I recently attended a writer’s workshop at the Sechelt Public Library attended by about a dozen local authors. One of the topics that came up had to do with the “screen mania” that occupies so many of today’s youth and the impact it has on their learning and cultural involvement and expression.

It is apparent that schools and governments today are highly committed to use of computers and other technological devices in the education of students. Gone from the curriculum is the art of handwriting; in fact, few students today know how to either write or read even simple handwritten documents.

This allegiance to technological advances has some unintended consequences that include:

1. Youth will not be able to communicate with adults who do not use digital devices and this may rob them of family dialogue and other important interactions.

2. If the art and craft of handwriting is denied to students, an important aspect of their heritage will be lost.

3. Handwriting and visual arts are important aspects of learning that, if excluded, skew education away from a balanced curriculum.

4. It is an erroneous assumption that all children and youth will become technologically literate and have access to computers and cell phones. In many ways we are perpetuating a class society if we don’t understand this distinction.

5. If we fail to follow proven methods of helping our children develop these essential life skills we will be aiding and abetting the “Brave New World” that Huxley and others warned us about. Unwittingly and ironically, through this neglect, we are contributing to the illiteracy of our young.

Character is expressed in many ways in our lives and the beauty of well-crafted handwriting is one of the ways that we can show the uniqueness of our selves; in many ways it is an art form.

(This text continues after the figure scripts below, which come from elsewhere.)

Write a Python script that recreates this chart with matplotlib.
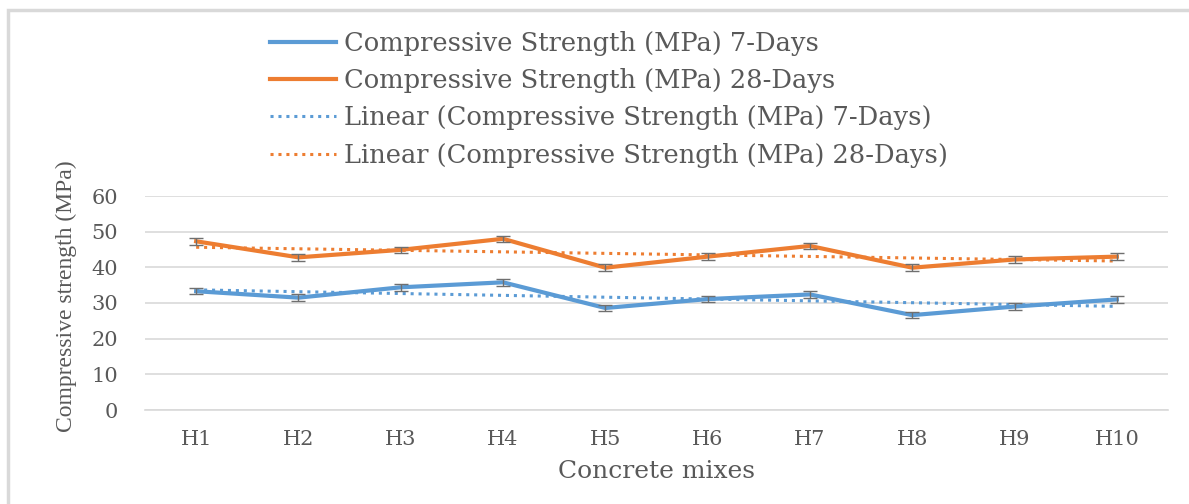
import numpy as np
import matplotlib
matplotlib.use("Agg")
import matplotlib.pyplot as plt
from matplotlib.patches import Rectangle

mixes = ['H1', 'H2', 'H3', 'H4', 'H5', 'H6', 'H7', 'H8', 'H9', 'H10']
strength_7d = [33.3, 31.5, 34.4, 35.8, 28.6, 31.1, 32.4, 26.6, 29.0, 31.0]
strength_28d = [47.3, 42.8, 44.9, 48.0, 39.9, 43.0, 46.0, 39.9, 42.2, 43.0]
err_7d = [0.9] * 10
err_28d = [0.9] * 10

blue = '#5b9bd5'
orange = '#ed7d31'
text_col = '#595959'
grid_col = '#d9d9d9'

# the source picture is stretched sideways, so a wide serif face fits it better
plt.rcParams['font.family'] = ['DejaVu Serif']

fig = plt.figure(figsize=(11.89, 5.04), dpi=100)
ax = fig.add_axes([145 / 1189, 1 - 410 / 504, (1168 - 145) / 1189, (410 - 196) / 504])

# outer chart frame
fig.patches.append(Rectangle((8 / 1189, -0.1), 1.2, 1 - 10 / 504 + 0.1, transform=fig.transFigure,
                             fill=False, edgecolor='#d9d9d9', linewidth=2.5))

x = np.arange(len(mixes))

l7, = ax.plot(x, strength_7d, color=blue, linewidth=3, zorder=4,
              label='Compressive Strength (MPa) 7-Days')
l28, = ax.plot(x, strength_28d, color=orange, linewidth=3, zorder=4,
               label='Compressive Strength (MPa) 28-Days')
ax.errorbar(x, strength_7d, yerr=err_7d, fmt='none', ecolor='#6f6f6f', elinewidth=1, capsize=5, zorder=5)
ax.errorbar(x, strength_28d, yerr=err_28d, fmt='none', ecolor='#6f6f6f', elinewidth=1, capsize=5, zorder=5)

# linear trendlines, as excel does them
k7, b7 = np.polyfit(x, strength_7d, 1)
k28, b28 = np.polyfit(x, strength_28d, 1)
t7, = ax.plot(x, k7 * x + b7, color=blue, linewidth=2.2, linestyle=(0, (1, 1.6)), zorder=3,
              label='Linear (Compressive Strength (MPa) 7-Days)')
t28, = ax.plot(x, k28 * x + b28, color=orange, linewidth=2.2, linestyle=(0, (1, 1.6)), zorder=3,
               label='Linear (Compressive Strength (MPa) 28-Days)')

ax.set_xlim(-0.5, len(mixes) - 0.5)
ax.set_ylim(0, 60)
ax.set_yticks(range(0, 61, 10))
ax.set_xticks(x)
ax.set_xticklabels(mixes)
ax.grid(axis='y', color=grid_col, linewidth=1.2)
ax.set_axisbelow(True)
for s in ['top', 'right', 'left']:
    ax.spines[s].set_visible(False)
ax.spines['bottom'].set_color(grid_col)
ax.spines['bottom'].set_linewidth(1.2)
ax.tick_params(length=0, labelsize=15, colors=text_col, pad=14.5)
ax.tick_params(axis='y', pad=19.5)

ax.set_ylabel('Compressive strength (MPa)', fontsize=17, color=text_col,
              family=['Liberation Serif', 'DejaVu Serif'])
ax.yaxis.set_label_coords(-0.066, 0.533)
ax.set_xlabel('Concrete mixes', fontsize=18, color=text_col, labelpad=8)

fig.legend(handles=[l7, l28, t7, t28], loc='upper left', bbox_to_anchor=(260 / 1189, 1 - 21 / 504),
           frameon=False, fontsize=18.5, labelcolor=text_col, handlelength=2.55, handletextpad=0.33,
           labelspacing=0.47, borderaxespad=0)

fig.savefig('out.png', dpi=100)
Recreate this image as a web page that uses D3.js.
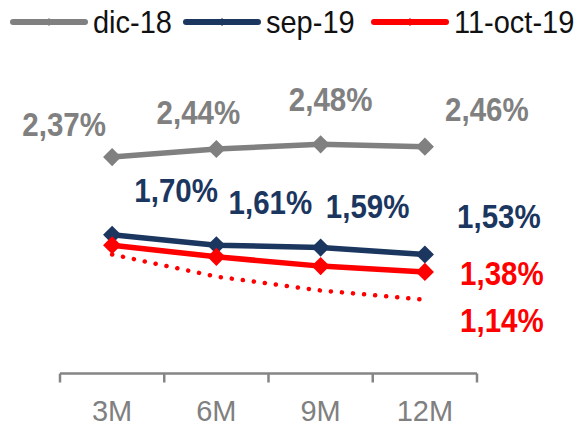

Children and youth gain much aesthetic pleasure from being able to receive and send handwritten cards and letters.

After speech, drawing is the next progression in the child’s natural efforts to be understood. Conventionally, these communicative patterns have been followed by using a pencil to convey meaning with the use of words printed and then written on paper.

Please let’s rethink this vital aspect of our education system. Let’s guarantee our children and youth the joy of reading handwritten prose and the opportunity to respond in kind in their own unique way that hand-crafted words allow. I hope some teachers will rise to this challenge and thereby give their students gifts that will last a lifetime.